Khan al-Khalili, Naguib Mahfouz (Civilização Editora)

    Não sei há quanto tempo tinha este livro à espera de ser lido. Por vezes, entre dois livros, abria-o, folheava-o, mas voltava a pô-lo de lado.  Desta vez, mal comecei a lê-lo tive dificuldade em interromper a leitura.
    O autor, Naguib Mahfouz, ganhou o Prémio Nobel da Literatura em 1988. Este romance, Khan al-Khalili, foi publicado muitos anos antes, em 1946, e a ação decorre em plena II Guerra Mundial, com a ameaça constante de bombardeamentos e o receio de uma invasão, quer pelos alemães, quer pelos aliados. É justamente devido ao receio dos bombardeamentos que Ahmad Akif, funcionário no Ministério do Trabalho, e seus pais decidem mudar para o bairro Khan al-Khalili. Segundo o pai, o bairro estaria protegido pela Mesquita de al-Hussein pelo que dificilmente seria bombardeado pelos alemães.
    O pai aposentara-se muito novo e por essa razão, Ahmad fora forçado a abandonar os estudos e a aceitar um lugar modesto no Ministério para ajudar os pais e o irmão mais novo. Apesar de ter aceitado fazê-lo, considerava-se injustiçado e sentia-se descontente com a situação. Dedicava parte do seu tempo à leitura e tinha a ambição de se tornar escritor:
 
    «- Lê... livros?
    - Sim. Que mais se pode ler?
    -Para quê tamanha trabalheira?
    - É a minha distração, a minha paixão, mi'allem Nunu! - replicou Ahmad com um sorriso.
   - Mas qualquer paixão tem de ter algum proveito! Acaso os livros fazem com que viva mais? Impedem que fique doente? Retardam o destino inevitável? Afastam as dificuldades? Enchem os seus bolsos?!
    […]
   - Mas quero realmente escrever livros – disse.
   - Existem no mundo mais livros que pessoas! Repare só na livraria al-Halabi que se situa mesmo debaixo do Clube Egípcio. Há lá tantos livros…pela religião do Profeta Muhammad … que, se os colocassem todos, uns ao lado dos outros, seriam muito mais numerosos que todos os estudantes de al-Azhar juntos! Para quê ter toda esta trabalheira para adicionar mais um título à lista?»
 
    Pouco depois de se mudarem, Ahmad e os pais conheceram os vizinhos e integraram-se na vida e rotinas do bairro Khan al-Khalili. Ahmad, apesar dos fracassos amorosos que já tinha vivido, apaixona-se por uma jovem vizinha, embora não tenha coragem sequer de lhe dirigir a palavra. É então que o irmão mais novo regressa a casa e comunica à família que tinha sido colocado numa agência no Cairo. Os irmãos, apesar de serem muito diferentes, são muito amigos. E se a história então parece seguir um caminho absolutamente previsível, não tarda a surpreender-nos até ao seu desfecho e ao abandono do bairro:
 
    «Perante os seus olhos, desfilou a história que as noites sucessivas haviam escrito até à presente noite com a tinta da esperança e do amor, da dor e da tristeza.
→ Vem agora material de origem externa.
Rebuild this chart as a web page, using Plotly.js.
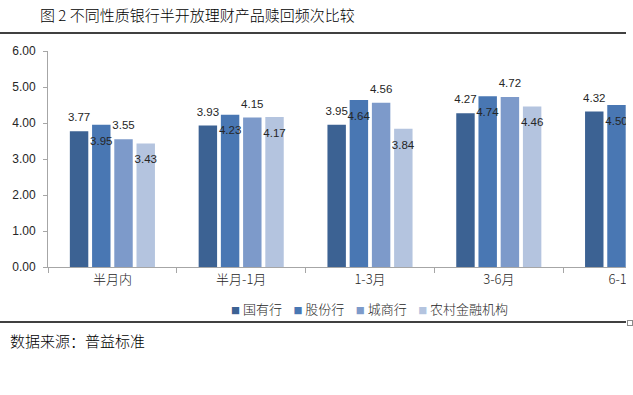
<!DOCTYPE html>
<html><head><meta charset="utf-8">
<script src="https://cdn.plot.ly/plotly-3.0.1.min.js"></script>
<style>
html,body{margin:0;padding:0;background:#fff;overflow:hidden;}
#wrap{width:626px;height:395px;overflow:hidden;position:absolute;left:0;top:0;}
#chart{width:760px;height:395px;}
#handle{position:absolute;left:627px;top:320px;width:4px;height:4px;border:1px solid #8a8a8a;background:#fff;}
</style></head><body>
<div id="wrap"><div id="chart"></div></div>
<div id="handle"></div>
<script>
const categories = ['半月内', '半月-1月', '1-3月', '3-6月', '6-12月'];
const seriesNames = ['国有行', '股份行', '城商行', '农村金融机构'];
const stateOwned = [3.77, 3.93, 3.95, 4.27, 4.32];
const jointStock = [3.95, 4.23, 4.64, 4.74, 4.50];
const cityCommercial = [3.55, 4.15, 4.56, 4.72, null];
const ruralFinancial = [3.43, 4.17, 3.84, 4.46, null];
const yTickVals = [0, 1, 2, 3, 4, 5, 6];
const yTickText = ['0.00', '1.00', '2.00', '3.00', '4.00', '5.00', '6.00'];
const titleText = '图 2 不同性质银行半开放理财产品赎回频次比较';
const sourceText = '数据来源：普益标准';

const seriesValues = [stateOwned, jointStock, cityCommercial, ruralFinancial];
const colors = ['#3C6293', '#4977B3', '#7D9ACA', '#B4C4DF'];
const labelOutside = [true, false, true, false];
const labelColor = '#262626';
const numFont = 'Liberation Sans, Arial, Noto Sans CJK SC, sans-serif';
const cjkFont = 'Noto Sans CJK SC, sans-serif';
const labelSize = 11.5;

// value label sits a little away from the bar end, as in the source chart
const outsideTemplate = '<span style="font-size:' + labelSize + 'px">%{y:.2f}</span><br>&nbsp;';
const insideTemplate = '&nbsp;<br><span style="font-size:' + labelSize + 'px">%{y:.2f}</span>';

const traces = seriesValues.map((vals, i) => {
  const out = labelOutside[i];
  const padSize = out ? 4.5 : 7.5;
  const f = {family: numFont, size: padSize, color: labelColor};
  return {
    type: 'bar',
    name: seriesNames[i],
    x: categories,
    y: vals,
    marker: {color: colors[i]},
    texttemplate: out ? outsideTemplate : insideTemplate,
    textposition: out ? 'outside' : 'inside',
    insidetextanchor: 'end',
    textangle: 0,
    constraintext: 'none',
    textfont: f, insidetextfont: f, outsidetextfont: f,
    hoverinfo: 'skip',
    showlegend: false
  };
});

const legendText = seriesNames.map((n, i) =>
  '<span style="color:' + colors[i] + ';font-size:9px">■</span>&nbsp;' + n
).join('&nbsp;&nbsp;&nbsp;&nbsp;');

const layout = {
  width: 760, height: 395,
  margin: {l: 48, r: 68, t: 51, b: 128},
  paper_bgcolor: '#ffffff', plot_bgcolor: '#ffffff',
  barmode: 'group', bargap: 0.31, bargroupgap: 0.17,
  showlegend: false,
  font: {family: numFont, color: labelColor},
  title: {
    text: titleText, xref: 'container', x: 40 / 760, xanchor: 'left',
    yref: 'container', y: 1 - 16 / 395, yanchor: 'middle',
    font: {family: cjkFont, size: 15, color: '#000000', weight: 300}
  },
  xaxis: {
    type: 'category', range: [-0.5, 4.5],
    showline: true, linecolor: '#A6A6A6', linewidth: 1,
    ticks: 'outside', tickson: 'boundaries', ticklen: 5, tickcolor: '#A6A6A6',
    tickfont: {family: cjkFont, size: 13, color: labelColor, weight: 300},
    showgrid: false, zeroline: false, fixedrange: true
  },
  yaxis: {
    range: [0, 6], tickmode: 'array', tickvals: yTickVals, ticktext: yTickText,
    showline: true, linecolor: '#A6A6A6', linewidth: 1,
    ticks: 'outside', ticklen: 4, tickcolor: '#A6A6A6',
    ticklabelstandoff: 5,
    tickfont: {family: numFont, size: 12, color: labelColor},
    showgrid: false, zeroline: false, fixedrange: true
  },
  shapes: [
    {type: 'line', xref: 'paper', yref: 'paper', x0: -0.08, x1: 1.2, y0: (267 - 33) / 216, y1: (267 - 33) / 216,
     line: {color: '#000000', width: 1.3}},
    {type: 'line', xref: 'paper', yref: 'paper', x0: -0.08, x1: 1.2, y0: (267 - 322) / 216, y1: (267 - 322) / 216,
     line: {color: '#000000', width: 1.3}}
  ],
  annotations: [
    {text: legendText, xref: 'paper', yref: 'paper', x: 0.499, y: (267 - 308) / 216,
     xanchor: 'center', yanchor: 'middle', showarrow: false,
     font: {family: cjkFont, size: 13, color: labelColor, weight: 300}},
    {text: sourceText, xref: 'paper', yref: 'paper', x: (8 - 48) / 644, y: (267 - 340) / 216,
     xanchor: 'left', yanchor: 'middle', showarrow: false,
     font: {family: cjkFont, size: 15, color: '#000000', weight: 300}}
  ]
};

Plotly.newPlot('chart', traces, layout, {displayModeBar: false, staticPlot: true});
</script>
</body></html>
  Era a derradeira noite. Amanhã, conheceria uma nova casa, um novo bairro…Voltaria as costas ao passado…O passado, com tudo o que trouxera de esperança e de expetativas malogradas…
    Adeus, Khan al-Khalili.»
 
    Um livro belíssimo que só me deu vontade de conhecer os outros livros deste autor.